Input data:
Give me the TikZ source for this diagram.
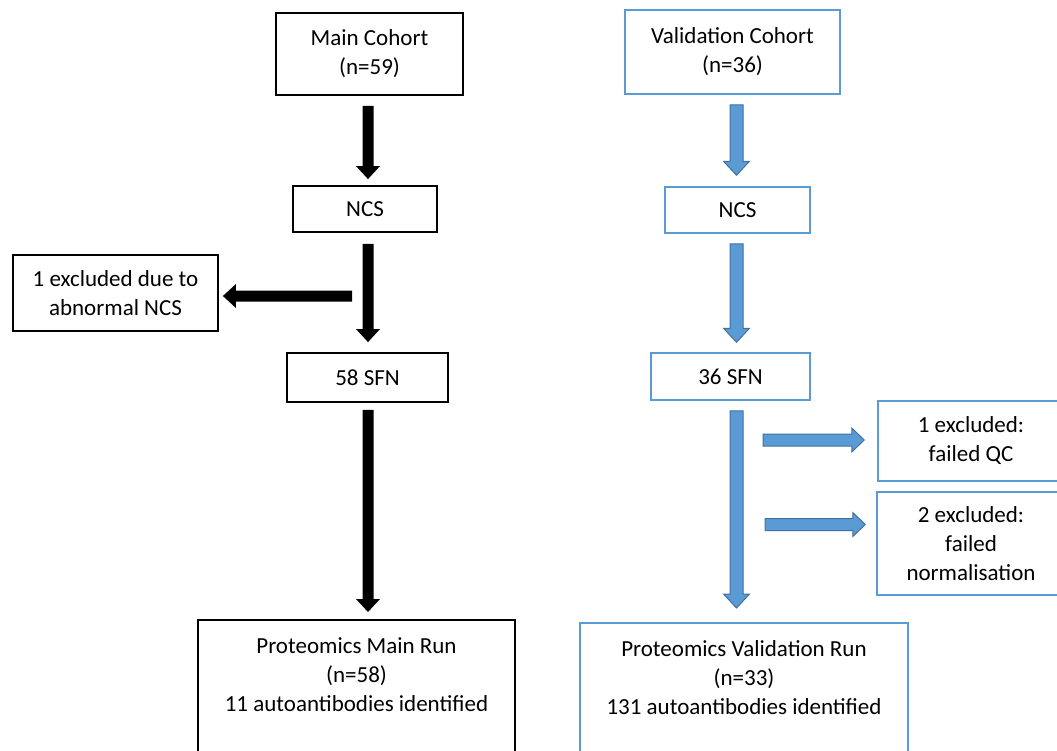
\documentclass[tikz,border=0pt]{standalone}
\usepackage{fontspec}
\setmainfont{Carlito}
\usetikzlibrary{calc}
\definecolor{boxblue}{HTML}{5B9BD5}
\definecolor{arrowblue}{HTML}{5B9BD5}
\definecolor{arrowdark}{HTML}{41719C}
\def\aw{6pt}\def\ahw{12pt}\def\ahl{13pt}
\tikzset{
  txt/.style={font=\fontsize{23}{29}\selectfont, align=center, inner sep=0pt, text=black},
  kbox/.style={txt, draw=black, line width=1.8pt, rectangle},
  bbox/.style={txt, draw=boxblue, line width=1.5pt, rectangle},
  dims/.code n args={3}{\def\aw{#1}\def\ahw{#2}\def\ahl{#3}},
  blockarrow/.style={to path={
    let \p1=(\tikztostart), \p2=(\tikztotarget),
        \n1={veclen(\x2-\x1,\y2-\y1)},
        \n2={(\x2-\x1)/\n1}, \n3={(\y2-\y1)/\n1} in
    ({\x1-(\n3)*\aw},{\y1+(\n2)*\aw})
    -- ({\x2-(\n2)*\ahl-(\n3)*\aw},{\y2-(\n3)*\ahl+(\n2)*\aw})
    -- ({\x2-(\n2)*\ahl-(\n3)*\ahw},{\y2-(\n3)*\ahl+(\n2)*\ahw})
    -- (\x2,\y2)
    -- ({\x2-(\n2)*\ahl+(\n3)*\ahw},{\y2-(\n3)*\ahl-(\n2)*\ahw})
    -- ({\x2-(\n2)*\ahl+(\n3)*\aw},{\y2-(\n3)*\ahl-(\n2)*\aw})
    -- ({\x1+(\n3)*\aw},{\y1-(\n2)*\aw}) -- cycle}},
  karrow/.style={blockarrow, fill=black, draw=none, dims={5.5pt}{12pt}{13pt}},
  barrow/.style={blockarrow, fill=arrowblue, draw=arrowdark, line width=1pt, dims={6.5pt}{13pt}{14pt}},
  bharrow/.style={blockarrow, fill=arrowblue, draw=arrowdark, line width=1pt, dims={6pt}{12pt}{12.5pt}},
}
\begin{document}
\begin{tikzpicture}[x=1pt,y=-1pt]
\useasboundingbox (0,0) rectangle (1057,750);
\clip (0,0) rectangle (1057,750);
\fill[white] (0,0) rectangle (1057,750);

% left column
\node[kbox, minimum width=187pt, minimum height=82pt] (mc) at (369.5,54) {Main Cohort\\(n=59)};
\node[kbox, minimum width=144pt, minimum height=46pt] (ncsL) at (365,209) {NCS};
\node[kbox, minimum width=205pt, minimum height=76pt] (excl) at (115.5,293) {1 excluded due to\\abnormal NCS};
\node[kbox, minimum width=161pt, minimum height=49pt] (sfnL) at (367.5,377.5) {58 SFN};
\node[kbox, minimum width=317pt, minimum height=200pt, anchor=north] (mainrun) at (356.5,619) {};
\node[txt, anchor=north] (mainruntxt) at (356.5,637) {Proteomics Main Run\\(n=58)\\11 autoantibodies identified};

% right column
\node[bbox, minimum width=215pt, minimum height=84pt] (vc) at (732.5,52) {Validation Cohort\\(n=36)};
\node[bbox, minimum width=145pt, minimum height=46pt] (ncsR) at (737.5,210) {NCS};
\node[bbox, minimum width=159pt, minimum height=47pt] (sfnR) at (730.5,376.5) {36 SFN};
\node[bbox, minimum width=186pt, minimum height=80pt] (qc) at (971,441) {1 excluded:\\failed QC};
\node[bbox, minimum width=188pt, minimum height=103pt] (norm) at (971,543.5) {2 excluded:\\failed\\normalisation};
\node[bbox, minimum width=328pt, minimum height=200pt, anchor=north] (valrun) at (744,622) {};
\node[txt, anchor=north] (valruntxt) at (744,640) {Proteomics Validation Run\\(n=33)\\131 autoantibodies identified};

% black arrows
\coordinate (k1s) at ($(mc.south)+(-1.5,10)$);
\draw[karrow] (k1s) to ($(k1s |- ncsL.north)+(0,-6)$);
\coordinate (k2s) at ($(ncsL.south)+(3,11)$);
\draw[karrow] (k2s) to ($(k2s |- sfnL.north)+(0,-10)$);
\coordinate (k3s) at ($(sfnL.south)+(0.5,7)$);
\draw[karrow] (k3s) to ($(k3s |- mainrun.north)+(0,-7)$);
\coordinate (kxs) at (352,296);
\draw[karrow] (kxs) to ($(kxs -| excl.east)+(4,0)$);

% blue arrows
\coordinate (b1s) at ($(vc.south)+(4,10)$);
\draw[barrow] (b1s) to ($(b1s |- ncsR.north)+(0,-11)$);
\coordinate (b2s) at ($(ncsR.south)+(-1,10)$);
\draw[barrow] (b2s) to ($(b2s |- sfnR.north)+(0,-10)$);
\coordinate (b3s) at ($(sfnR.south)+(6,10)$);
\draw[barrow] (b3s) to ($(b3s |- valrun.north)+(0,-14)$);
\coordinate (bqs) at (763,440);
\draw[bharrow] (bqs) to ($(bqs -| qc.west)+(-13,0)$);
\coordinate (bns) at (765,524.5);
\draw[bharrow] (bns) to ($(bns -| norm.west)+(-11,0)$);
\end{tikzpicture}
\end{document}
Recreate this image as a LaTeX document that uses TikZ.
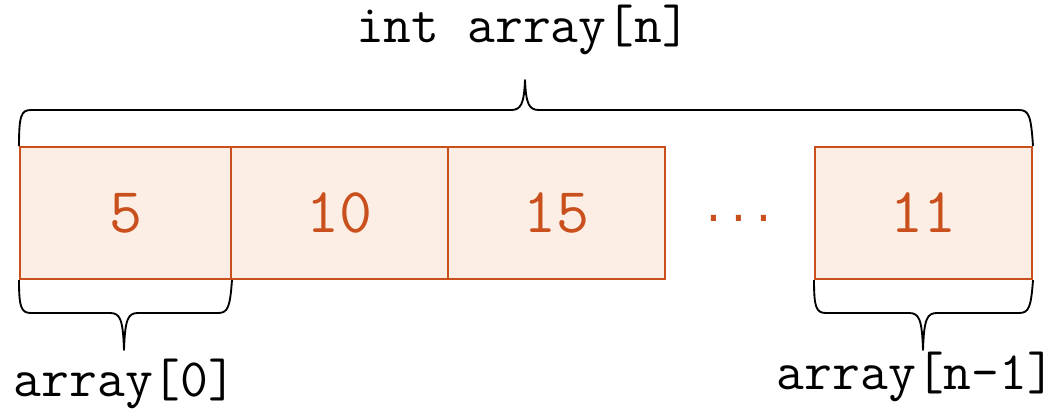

Set task: Copy the listing word for word, excluding its pictures.

Answer for the task:
Give me the TikZ source for this diagram.
\documentclass[tikz,border=0pt]{standalone}
\usepackage{fontspec}
\setmainfont{Carlito}
\usetikzlibrary{calc}
\definecolor{boxblue}{HTML}{5B9BD5}
\definecolor{arrowblue}{HTML}{5B9BD5}
\definecolor{arrowdark}{HTML}{41719C}
\def\aw{6pt}\def\ahw{12pt}\def\ahl{13pt}
\tikzset{
  txt/.style={font=\fontsize{23}{29}\selectfont, align=center, inner sep=0pt, text=black},
  kbox/.style={txt, draw=black, line width=1.8pt, rectangle},
  bbox/.style={txt, draw=boxblue, line width=1.5pt, rectangle},
  dims/.code n args={3}{\def\aw{#1}\def\ahw{#2}\def\ahl{#3}},
  blockarrow/.style={to path={
    let \p1=(\tikztostart), \p2=(\tikztotarget),
        \n1={veclen(\x2-\x1,\y2-\y1)},
        \n2={(\x2-\x1)/\n1}, \n3={(\y2-\y1)/\n1} in
    ({\x1-(\n3)*\aw},{\y1+(\n2)*\aw})
    -- ({\x2-(\n2)*\ahl-(\n3)*\aw},{\y2-(\n3)*\ahl+(\n2)*\aw})
    -- ({\x2-(\n2)*\ahl-(\n3)*\ahw},{\y2-(\n3)*\ahl+(\n2)*\ahw})
    -- (\x2,\y2)
    -- ({\x2-(\n2)*\ahl+(\n3)*\ahw},{\y2-(\n3)*\ahl-(\n2)*\ahw})
    -- ({\x2-(\n2)*\ahl+(\n3)*\aw},{\y2-(\n3)*\ahl-(\n2)*\aw})
    -- ({\x1+(\n3)*\aw},{\y1-(\n2)*\aw}) -- cycle}},
  karrow/.style={blockarrow, fill=black, draw=none, dims={5.5pt}{12pt}{13pt}},
  barrow/.style={blockarrow, fill=arrowblue, draw=arrowdark, line width=1pt, dims={6.5pt}{13pt}{14pt}},
  bharrow/.style={blockarrow, fill=arrowblue, draw=arrowdark, line width=1pt, dims={6pt}{12pt}{12.5pt}},
}
\begin{document}
\begin{tikzpicture}[x=1pt,y=-1pt]
\useasboundingbox (0,0) rectangle (1057,750);
\clip (0,0) rectangle (1057,750);
\fill[white] (0,0) rectangle (1057,750);

% left column
\node[kbox, minimum width=187pt, minimum height=82pt] (mc) at (369.5,54) {Main Cohort\\(n=59)};
\node[kbox, minimum width=144pt, minimum height=46pt] (ncsL) at (365,209) {NCS};
\node[kbox, minimum width=205pt, minimum height=76pt] (excl) at (115.5,293) {1 excluded due to\\abnormal NCS};
\node[kbox, minimum width=161pt, minimum height=49pt] (sfnL) at (367.5,377.5) {58 SFN};
\node[kbox, minimum width=317pt, minimum height=200pt, anchor=north] (mainrun) at (356.5,619) {};
\node[txt, anchor=north] (mainruntxt) at (356.5,637) {Proteomics Main Run\\(n=58)\\11 autoantibodies identified};

% right column
\node[bbox, minimum width=215pt, minimum height=84pt] (vc) at (732.5,52) {Validation Cohort\\(n=36)};
\node[bbox, minimum width=145pt, minimum height=46pt] (ncsR) at (737.5,210) {NCS};
\node[bbox, minimum width=159pt, minimum height=47pt] (sfnR) at (730.5,376.5) {36 SFN};
\node[bbox, minimum width=186pt, minimum height=80pt] (qc) at (971,441) {1 excluded:\\failed QC};
\node[bbox, minimum width=188pt, minimum height=103pt] (norm) at (971,543.5) {2 excluded:\\failed\\normalisation};
\node[bbox, minimum width=328pt, minimum height=200pt, anchor=north] (valrun) at (744,622) {};
\node[txt, anchor=north] (valruntxt) at (744,640) {Proteomics Validation Run\\(n=33)\\131 autoantibodies identified};

% black arrows
\coordinate (k1s) at ($(mc.south)+(-1.5,10)$);
\draw[karrow] (k1s) to ($(k1s |- ncsL.north)+(0,-6)$);
\coordinate (k2s) at ($(ncsL.south)+(3,11)$);
\draw[karrow] (k2s) to ($(k2s |- sfnL.north)+(0,-10)$);
\coordinate (k3s) at ($(sfnL.south)+(0.5,7)$);
\draw[karrow] (k3s) to ($(k3s |- mainrun.north)+(0,-7)$);
\coordinate (kxs) at (352,296);
\draw[karrow] (kxs) to ($(kxs -| excl.east)+(4,0)$);

% blue arrows
\coordinate (b1s) at ($(vc.south)+(4,10)$);
\draw[barrow] (b1s) to ($(b1s |- ncsR.north)+(0,-11)$);
\coordinate (b2s) at ($(ncsR.south)+(-1,10)$);
\draw[barrow] (b2s) to ($(b2s |- sfnR.north)+(0,-10)$);
\coordinate (b3s) at ($(sfnR.south)+(6,10)$);
\draw[barrow] (b3s) to ($(b3s |- valrun.north)+(0,-14)$);
\coordinate (bqs) at (763,440);
\draw[bharrow] (bqs) to ($(bqs -| qc.west)+(-13,0)$);
\coordinate (bns) at (765,524.5);
\draw[bharrow] (bns) to ($(bns -| norm.west)+(-11,0)$);
\end{tikzpicture}
\end{document}
Recreate this image as a LaTeX document that uses TikZ.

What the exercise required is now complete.